Information supplied start
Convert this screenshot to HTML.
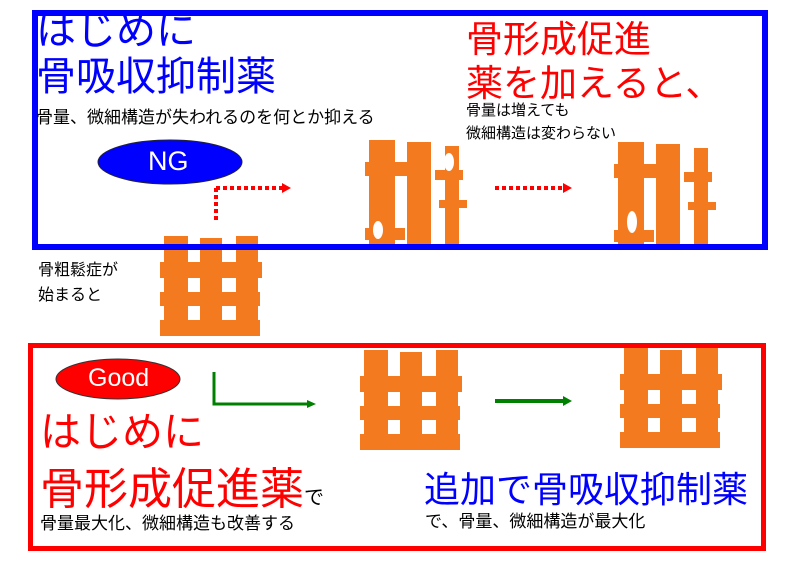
<!DOCTYPE html>
<html><head><meta charset="utf-8"><style>
html,body{margin:0;padding:0;background:#fff;}
body{width:800px;height:566px;position:relative;overflow:hidden;font-family:"Liberation Sans","Noto Sans CJK JP",sans-serif;}
.t{position:absolute;white-space:nowrap;line-height:1;}
</style></head><body>
<svg width="800" height="566" style="position:absolute;left:0;top:0">
<defs>
<g id="full">
<rect x="4" y="0" width="24" height="100" fill="#f47a20"/>
<rect x="40" y="2" width="22" height="98" fill="#f47a20"/>
<rect x="76" y="0" width="22" height="100" fill="#f47a20"/>
<rect x="0" y="26" width="102" height="16" fill="#f47a20"/>
<rect x="0" y="56" width="100" height="14" fill="#f47a20"/>
<rect x="0" y="84" width="100" height="16" fill="#f47a20"/>
</g>
<g id="broken">
<rect x="4" y="0" width="26" height="108" fill="#f47a20"/>
<rect x="42" y="2" width="24" height="106" fill="#f47a20"/>
<rect x="80" y="6" width="14" height="100" fill="#f47a20"/>
<rect x="0" y="22" width="66" height="14" fill="#f47a20"/>
<rect x="0" y="88" width="40" height="12" fill="#f47a20"/>
<rect x="70" y="30" width="28" height="10" fill="#f47a20"/>
<rect x="74" y="60" width="28" height="8" fill="#f47a20"/>
</g>
</defs>
<use href="#broken" x="365" y="140"/>
<ellipse cx="449" cy="162" rx="5" ry="9" fill="#fff"/>
<ellipse cx="378" cy="230" rx="5" ry="9" fill="#fff"/>
<use href="#broken" x="614" y="142"/>
<ellipse cx="632" cy="222" rx="5" ry="11" fill="#fff"/>
<use href="#full" x="160" y="236"/>
<use href="#full" x="360" y="350"/>
<use href="#full" x="620" y="348"/>
<rect x="35" y="13" width="730" height="234" fill="none" stroke="#0000ff" stroke-width="6"/>
<rect x="30.5" y="345.5" width="733" height="203" fill="none" stroke="#ff0000" stroke-width="5"/>
<ellipse cx="170" cy="162" rx="72" ry="22" fill="#0000ff" stroke="#223" stroke-width="1"/>
<ellipse cx="118" cy="379" rx="62" ry="20" fill="#ff0000" stroke="#333" stroke-width="1"/>
<g stroke="#ff0000" stroke-width="4" stroke-dasharray="4,3" fill="none">
<line x1="216" y1="220" x2="216" y2="188"/>
<line x1="216" y1="188" x2="282" y2="188"/>
<line x1="495" y1="188" x2="563" y2="188"/>
</g>
<polygon points="282,183 291,188 282,193" fill="#ff0000"/>
<polygon points="563,183 572,188 563,193" fill="#ff0000"/>
<polyline points="214,372 214,404 308,404" fill="none" stroke="#008000" stroke-width="3"/>
<polygon points="307,400 316,404 307,408" fill="#008000"/>
<line x1="495" y1="401" x2="564" y2="401" stroke="#008000" stroke-width="4"/>
<polygon points="563,396 572,401 563,406" fill="#008000"/>
</svg>
<div class="t" style="left:36px;top:11px;font-size:40px;color:#0000ff">はじめに</div>
<div class="t" style="left:36px;top:57px;font-size:40px;color:#0000ff">骨吸収抑制薬</div>
<div class="t" style="left:36px;top:109px;font-size:17px;color:#000">骨量、微細構造が失われるのを何とか抑える</div>
<div class="t" style="left:148px;top:148px;font-size:27px;color:#fff">NG</div>
<div class="t" style="left:466px;top:21px;font-size:37px;color:#ff0000">骨形成促進</div>
<div class="t" style="left:466px;top:65px;font-size:37px;color:#ff0000">薬を加えると、</div>
<div class="t" style="left:466px;top:103px;font-size:15px;color:#000">骨量は増えても</div>
<div class="t" style="left:466px;top:126px;font-size:15px;color:#000">微細構造は変わらない</div>
<div class="t" style="left:38px;top:263px;font-size:16px;color:#000">骨粗鬆症が</div>
<div class="t" style="left:38px;top:288px;font-size:16px;color:#000">始まると</div>
<div class="t" style="left:88px;top:366px;font-size:25px;color:#fff">Good</div>
<div class="t" style="left:40px;top:412px;font-size:41px;color:#ff0000">はじめに</div>
<div class="t" style="left:40px;top:468px;font-size:44px;color:#ff0000">骨形成促進薬<span style="font-size:20px;color:#000">で</span></div>
<div class="t" style="left:40px;top:515px;font-size:17px;color:#000">骨量最大化、微細構造も改善する</div>
<div class="t" style="left:424px;top:472px;font-size:36px;color:#0000ff">追加で骨吸収抑制薬</div>
<div class="t" style="left:425px;top:513px;font-size:17px;color:#000">で、骨量、微細構造が最大化</div>
</body></html>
Information supplied end
From start to finish, output the listing exactly, but omit its pictures.

• _Exercise output_:
Convert this screenshot to HTML.
<!DOCTYPE html>
<html><head><meta charset="utf-8"><style>
html,body{margin:0;padding:0;background:#fff;}
body{width:800px;height:566px;position:relative;overflow:hidden;font-family:"Liberation Sans","Noto Sans CJK JP",sans-serif;}
.t{position:absolute;white-space:nowrap;line-height:1;}
</style></head><body>
<svg width="800" height="566" style="position:absolute;left:0;top:0">
<defs>
<g id="full">
<rect x="4" y="0" width="24" height="100" fill="#f47a20"/>
<rect x="40" y="2" width="22" height="98" fill="#f47a20"/>
<rect x="76" y="0" width="22" height="100" fill="#f47a20"/>
<rect x="0" y="26" width="102" height="16" fill="#f47a20"/>
<rect x="0" y="56" width="100" height="14" fill="#f47a20"/>
<rect x="0" y="84" width="100" height="16" fill="#f47a20"/>
</g>
<g id="broken">
<rect x="4" y="0" width="26" height="108" fill="#f47a20"/>
<rect x="42" y="2" width="24" height="106" fill="#f47a20"/>
<rect x="80" y="6" width="14" height="100" fill="#f47a20"/>
<rect x="0" y="22" width="66" height="14" fill="#f47a20"/>
<rect x="0" y="88" width="40" height="12" fill="#f47a20"/>
<rect x="70" y="30" width="28" height="10" fill="#f47a20"/>
<rect x="74" y="60" width="28" height="8" fill="#f47a20"/>
</g>
</defs>
<use href="#broken" x="365" y="140"/>
<ellipse cx="449" cy="162" rx="5" ry="9" fill="#fff"/>
<ellipse cx="378" cy="230" rx="5" ry="9" fill="#fff"/>
<use href="#broken" x="614" y="142"/>
<ellipse cx="632" cy="222" rx="5" ry="11" fill="#fff"/>
<use href="#full" x="160" y="236"/>
<use href="#full" x="360" y="350"/>
<use href="#full" x="620" y="348"/>
<rect x="35" y="13" width="730" height="234" fill="none" stroke="#0000ff" stroke-width="6"/>
<rect x="30.5" y="345.5" width="733" height="203" fill="none" stroke="#ff0000" stroke-width="5"/>
<ellipse cx="170" cy="162" rx="72" ry="22" fill="#0000ff" stroke="#223" stroke-width="1"/>
<ellipse cx="118" cy="379" rx="62" ry="20" fill="#ff0000" stroke="#333" stroke-width="1"/>
<g stroke="#ff0000" stroke-width="4" stroke-dasharray="4,3" fill="none">
<line x1="216" y1="220" x2="216" y2="188"/>
<line x1="216" y1="188" x2="282" y2="188"/>
<line x1="495" y1="188" x2="563" y2="188"/>
</g>
<polygon points="282,183 291,188 282,193" fill="#ff0000"/>
<polygon points="563,183 572,188 563,193" fill="#ff0000"/>
<polyline points="214,372 214,404 308,404" fill="none" stroke="#008000" stroke-width="3"/>
<polygon points="307,400 316,404 307,408" fill="#008000"/>
<line x1="495" y1="401" x2="564" y2="401" stroke="#008000" stroke-width="4"/>
<polygon points="563,396 572,401 563,406" fill="#008000"/>
</svg>
<div class="t" style="left:36px;top:11px;font-size:40px;color:#0000ff">はじめに</div>
<div class="t" style="left:36px;top:57px;font-size:40px;color:#0000ff">骨吸収抑制薬</div>
<div class="t" style="left:36px;top:109px;font-size:17px;color:#000">骨量、微細構造が失われるのを何とか抑える</div>
<div class="t" style="left:148px;top:148px;font-size:27px;color:#fff">NG</div>
<div class="t" style="left:466px;top:21px;font-size:37px;color:#ff0000">骨形成促進</div>
<div class="t" style="left:466px;top:65px;font-size:37px;color:#ff0000">薬を加えると、</div>
<div class="t" style="left:466px;top:103px;font-size:15px;color:#000">骨量は増えても</div>
<div class="t" style="left:466px;top:126px;font-size:15px;color:#000">微細構造は変わらない</div>
<div class="t" style="left:38px;top:263px;font-size:16px;color:#000">骨粗鬆症が</div>
<div class="t" style="left:38px;top:288px;font-size:16px;color:#000">始まると</div>
<div class="t" style="left:88px;top:366px;font-size:25px;color:#fff">Good</div>
<div class="t" style="left:40px;top:412px;font-size:41px;color:#ff0000">はじめに</div>
<div class="t" style="left:40px;top:468px;font-size:44px;color:#ff0000">骨形成促進薬<span style="font-size:20px;color:#000">で</span></div>
<div class="t" style="left:40px;top:515px;font-size:17px;color:#000">骨量最大化、微細構造も改善する</div>
<div class="t" style="left:424px;top:472px;font-size:36px;color:#0000ff">追加で骨吸収抑制薬</div>
<div class="t" style="left:425px;top:513px;font-size:17px;color:#000">で、骨量、微細構造が最大化</div>
</body></html>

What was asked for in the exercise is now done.